– Ладно.

– Мисс Ван Кампен говорила, что вы спите целыми днями.

– С нее станется.

– Было бы хорошо, если бы вы дали Кэтрин несколько ночей отдохнуть.

– Я был бы только рад.

– Рад, как же. Но если вы ее уговорите, я вас зауважаю.

– Я ее уговорю.

– Я вам не верю. – Она взяла записку и ушла.

Я позвонил в колокольчик, и вскоре появилась мисс Гейдж.

– Что случилось?

– Просто захотелось с вами поговорить. Вам не кажется, что хорошо бы мисс Баркли немного отдохнуть от ночных дежурств? У нее такой усталый вид. Почему она постоянно дежурит по ночам?
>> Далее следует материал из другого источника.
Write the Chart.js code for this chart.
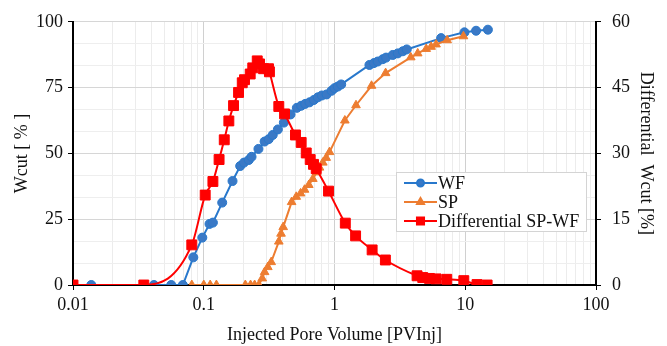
<!DOCTYPE html>
<html>
<head>
<meta charset="utf-8">
<script src="https://cdn.jsdelivr.net/npm/chart.js@4.4.1/dist/chart.umd.min.js"></script>
<style>
  html, body { margin: 0; padding: 0; background: #fff; }
  #wrap { width: 667px; height: 346px; }
</style>
</head>
<body>
<div id="wrap"><canvas id="chart" width="667" height="346"></canvas></div>
<script>
// Données
const wfPV = [0.0138, 0.0416, 0.0564, 0.0692, 0.0832, 0.0975, 0.1107, 0.1175, 0.1384, 0.166,
  0.190, 0.203, 0.221, 0.232, 0.262, 0.292, 0.314, 0.337, 0.369, 0.410,
  0.461, 0.515, 0.556, 0.597, 0.644, 0.695, 0.746, 0.80, 0.87, 0.95,
  1.0, 1.06, 1.125, 1.85, 2.0, 2.14, 2.34, 2.48, 2.79, 3.05,
  3.33, 3.57, 6.54, 9.86, 12.1, 14.9];
const wfWcut = [0, 0, 0, 0, 10.5, 18.0, 23.2, 23.7, 31.3, 39.5,
  45.2, 46.5, 47.5, 48.7, 51.7, 54.5, 55.4, 57.0, 59.1, 61.7,
  64.8, 67.3, 68.1, 68.8, 69.4, 70.3, 71.3, 72.0, 72.4, 73.8,
  74.8, 75.4, 76.2, 83.6, 84.3, 84.9, 85.8, 86.4, 87.4, 88.0,
  88.8, 89.5, 93.8, 96.0, 96.6, 97.0];

const spPV = [0.081, 0.1, 0.112, 0.125, 0.208, 0.228, 0.245, 0.264, 0.28, 0.292,
  0.309, 0.328, 0.375, 0.39, 0.405, 0.47, 0.51, 0.55, 0.59, 0.636,
  0.683, 0.732, 0.768, 0.814, 0.864, 0.916, 1.2, 1.46, 1.92, 2.46,
  3.83, 4.33, 5.03, 5.48, 5.98, 7.27, 9.69];
const spWcut = [0, 0, 0, 0, 0, 0, 0, 0, 2.5, 4.9,
  6.8, 8.7, 16.5, 19.5, 22.0, 31.5, 33.5, 34.8, 36.2, 38.0,
  40.3, 42.8, 44.6, 46.5, 48.3, 50.5, 62.5, 68.3, 75.7, 80.5,
  86.5, 88.0, 89.7, 90.5, 91.4, 93.0, 94.5];

const diffPV = [0.01, 0.0348, 0.081, 0.1026, 0.1175, 0.131, 0.1435, 0.1556, 0.169, 0.1846,
  0.197, 0.205, 0.2266, 0.237, 0.2565, 0.267, 0.2866, 0.3128, 0.318, 0.375,
  0.415, 0.503, 0.556, 0.608, 0.652, 0.691, 0.725, 0.9, 1.21, 1.45,
  1.94, 2.45, 4.28, 4.73, 5.32, 5.98, 7.22, 9.75, 12.3, 14.7];
const diffWcut = [0, 0, 9.15, 20.5, 23.6, 28.6, 33.1, 37.4, 40.9, 43.9,
  46.1, 46.8, 48.1, 49.5, 51.1, 50.4, 49.3, 49.3, 48.6, 40.7,
  39.0, 34.2, 32.5, 30.1, 28.6, 27.5, 26.5, 21.4, 14.1, 11.2,
  8.0, 5.7, 2.1, 1.7, 1.5, 1.4, 1.3, 1.0, 0.1, 0];

const xTicks = [0.01, 0.1, 1, 10, 100];
const xTickLabels = ['0.01', '0.1', '1', '10', '100'];
const leftTicks = [0, 25, 50, 75, 100];
const rightTicks = [0, 15, 30, 45, 60];

const serif = "'Liberation Serif', 'Times New Roman', serif";

function toPoints(xs, ys) {
  return xs.map((x, i) => ({ x: x, y: ys[i] }));
}

// Graduations log : 1..9 par décade
function buildXTicks() {
  const ticks = [];
  for (let i = 0; i < xTicks.length - 1; i++) {
    for (let k = 1; k < 10; k++) {
      ticks.push({ value: k * xTicks[i], major: k === 1, label: k === 1 ? xTickLabels[i] : '' });
    }
  }
  ticks.push({ value: xTicks[xTicks.length - 1], major: true, label: xTickLabels[xTickLabels.length - 1] });
  return ticks;
}

// Légende dessinée dans la zone du graphique
const legendBox = {
  id: 'legendBox',
  afterDatasetsDraw(chart) {
    const ctx = chart.ctx;
    ctx.save();
    ctx.fillStyle = '#fff';
    ctx.fillRect(396, 172, 191, 60);
    ctx.strokeStyle = '#d4d4d4';
    ctx.lineWidth = 1;
    ctx.strokeRect(396.5, 172.5, 190, 59);
    chart.data.datasets.forEach((ds, i) => {
      const y = 183 + i * 19;
      ctx.strokeStyle = ds.borderColor;
      ctx.lineWidth = 2;
      ctx.beginPath();
      ctx.moveTo(404, y);
      ctx.lineTo(437, y);
      ctx.stroke();
      ctx.fillStyle = ds.pointBackgroundColor;
      ctx.strokeStyle = ds.borderColor;
      Chart.helpers.drawPoint(ctx, {
        pointStyle: ds.pointStyle,
        radius: ds.legendRadius,
        borderWidth: 1,
        rotation: 0
      }, 420.5, y);
      ctx.fillStyle = '#111';
      ctx.font = '18px ' + serif;
      ctx.textBaseline = 'middle';
      ctx.textAlign = 'left';
      ctx.fillText(ds.label, 438, y + 1);
    });
    ctx.restore();
  }
};

const canvas = document.getElementById('chart');
new Chart(canvas, {
  type: 'line',
  data: {
    datasets: [
      {
        label: 'WF',
        data: toPoints(wfPV, wfWcut),
        yAxisID: 'y',
        borderColor: '#2878CC',
        backgroundColor: '#3A79C6',
        pointBackgroundColor: '#3A79C6',
        pointStyle: 'circle',
        pointRadius: 4.5,
        pointBorderWidth: 1,
        legendRadius: 3.5,
        borderWidth: 2,
        tension: 0,
        order: 3
      },
      {
        label: 'SP',
        data: toPoints(spPV, spWcut),
        yAxisID: 'y',
        borderColor: '#ED7D31',
        backgroundColor: '#ED7D31',
        pointBackgroundColor: '#ED7D31',
        pointStyle: 'triangle',
        pointRadius: 5,
        pointBorderWidth: 1,
        legendRadius: 4,
        borderWidth: 2,
        tension: 0,
        order: 2
      },
      {
        label: 'Differential SP-WF',
        data: toPoints(diffPV, diffWcut),
        yAxisID: 'y2',
        borderColor: '#FF0000',
        backgroundColor: '#FF0000',
        pointBackgroundColor: '#FF0000',
        pointStyle: 'rect',
        pointRadius: 7,
        pointBorderWidth: 1,
        legendRadius: 5,
        borderWidth: 2,
        cubicInterpolationMode: 'monotone',
        order: 1
      }
    ]
  },
  options: {
    responsive: false,
    animation: false,
    devicePixelRatio: 1,
    layout: { padding: { top: 16, left: 0, right: 0, bottom: 0 } },
    plugins: {
      legend: { display: false },
      tooltip: { enabled: false }
    },
    scales: {
      x: {
        type: 'logarithmic',
        min: 0.01,
        max: 100,
        afterBuildTicks: s => { s.ticks = buildXTicks(); },
        afterFit: s => { s.height = 61; },
        border: { color: '#000', width: 2 },
        grid: {
          color: c => (c.tick && c.tick.major) ? '#d0d0d0' : '#ececec',
          lineWidth: 1,
          tickLength: 5,
          tickColor: c => (c.tick && c.tick.major) ? '#000' : 'rgba(0,0,0,0)'
        },
        ticks: {
          autoSkip: false,
          maxRotation: 0,
          padding: 4,
          color: '#111',
          font: { family: serif, size: 18 },
          callback: (v, i, ticks) => ticks[i].label
        },
        title: {
          display: true,
          text: 'Injected Pore Volume [PVInj]',
          color: '#111',
          font: { family: serif, size: 18 },
          padding: { top: 0, bottom: 0 }
        }
      },
      y: {
        position: 'left',
        min: 0,
        max: 100,
        afterBuildTicks: s => { s.ticks = leftTicks.map(v => ({ value: v })); },
        afterFit: s => { s.width = 73; },
        border: { color: '#000', width: 2 },
        grid: { drawOnChartArea: false, tickLength: 5, tickColor: '#000' },
        ticks: {
          padding: 5,
          color: '#111',
          font: { family: serif, size: 18 }
        },
        title: {
          display: true,
          text: 'Wcut [ % ]',
          color: '#111',
          font: { family: serif, size: 18 },
          padding: { top: 11, bottom: 0 }
        }
      },
      y2: {
        position: 'right',
        min: 0,
        max: 60,
        afterBuildTicks: s => {
          const t = [];
          for (let v = 0; v <= 60; v += 5) t.push({ value: v });
          s.ticks = t;
        },
        afterFit: s => { s.width = 71; },
        border: { color: '#000', width: 2 },
        grid: {
          color: c => (c.tick && rightTicks.includes(c.tick.value)) ? '#d6d6d6' : '#eeeeee',
          lineWidth: 1,
          tickLength: 5,
          tickColor: c => (c.tick && rightTicks.includes(c.tick.value)) ? '#000' : 'rgba(0,0,0,0)'
        },
        ticks: {
          autoSkip: false,
          padding: 11,
          color: '#111',
          font: { family: serif, size: 18 },
          callback: v => rightTicks.includes(v) ? String(v) : ''
        },
        title: {
          display: true,
          text: 'Differential  Wcut [%]',
          color: '#111',
          font: { family: serif, size: 18 },
          padding: { top: 10, bottom: 0 }
        }
      }
    }
  },
  plugins: [legendBox]
});
</script>
</body>
</html>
Мисс Гейдж внимательно на меня посмотрела.

– Я ваш друг, – сказала она. – Не надо со мной так разговаривать.

– Что вы имеете в виду?

– Не изображайте из себя наивного дурачка. Что-нибудь еще?

– Как насчет вермута?

– Хорошо. А потом мне надо идти. – Она достала из шкафа бутылку и принесла стакан.

– Стакан возьмите себе, – сказал я. – Я буду из бутылки.

– Ваше здоровье, – пожелала мисс Гейдж.

– Значит, Ван Кампен говорила, будто я сплю допоздна?

– Бормотала что-то такое. Она вас называет привилегированным пациентом.

– Ну и черт с ней.

– Она не злая, – сказала мисс Гейдж. – Просто старая и больная. Вы ей никогда не нравились.

– Да уж.

– А мне нравитесь. Я ваш друг. Помните об этом.

– Вы чертовски милы.

– Ха. Я знаю, кто для вас чертовски мила. Но я ваш друг. Как нога?

– Хорошо.

– Я принесу холодной минералки – полить сверху. Под гипсом должно чесаться. Жарко ведь.

– Вы жутко милая.

– Сильно чешется?

– Нет, все нормально.

– Надо вам поправить эти мешки с песком. – Она склонилась надо мной. – Я ваш друг.

– Я понимаю.

– Ничего вы не понимаете. Но когда-нибудь поймете.

Кэтрин Баркли на три ночи освободили от дежурств, и наконец она появилась. Мы как будто снова встретились после долгих странствий.

Глава восемнадцатая

Мы чудесно проводили лето. Когда я стал ходячим, мы стали кататься по парку в коляске. Лошадка неспешно трусила, впереди маячила спина кучера в лакированном цилиндре, а рядом сидела Кэтрин Баркли. Даже если наши руки слегка соприкасались, нас это возбуждало. Когда я освоился с костылями, мы стали выбираться на ужин к Биффи или в «Гран Италия» и там устраивались на галерее. Официанты сновали туда-сюда, рядом шла уличная жизнь, на столах, покрытых скатерками, горели свечи под абажурами. Когда мы окончательно поняли, что отдаем предпочтение «Гран Италии», метрдотель Жоржи зарезервировал за нами столик. Он знал толк в своем деле, и мы предоставляли ему самому выбирать блюда, пока мы разглядывали посетителей, и погруженную в сумерки галерею, и друг друга. Мы пили белое сухое капри, стоявшее в ведерке со льдом. Мы перепробовали и другие вина: фреза, барбера, белое сладкое. Из-за войны они остались без сомелье, и всякий раз, когда я спрашивал Жоржи о винах вроде фрезы, он смущенно улыбался.

– Вы себе представляете страну, делающую вино со вкусом клубники.

– А почему нет? – спросила Кэтрин. – Звучит шикарно.

– Если дама хочет попробовать, то пожалуйста, – отвечал Жоржи. – Но, позвольте, я принесу бутылочку марго для лейтенанта.

– Жоржи, я тоже хочу попробовать.

– Сэр, вам я не рекомендую. В нем даже клубника не чувствуется.

– Кто знает, – сказала Кэтрин. – Вдруг я почувствую?

– Я подам, – согласился Жоржи, – а когда дама удовлетворит свое любопытство, я его унесу.

Вином это трудно было назвать. Как сказал Жоржи, в нем даже клубника не чувствовалась. Мы вернулись к капри. Однажды мне не хватило денег, и Жоржи мне одолжил сто лир.

– Ничего страшного, лейтенант, – сказал он. – Дело житейское. С кем не бывает. Если вам или даме понадобятся деньги, вы всегда можете на меня рассчитывать.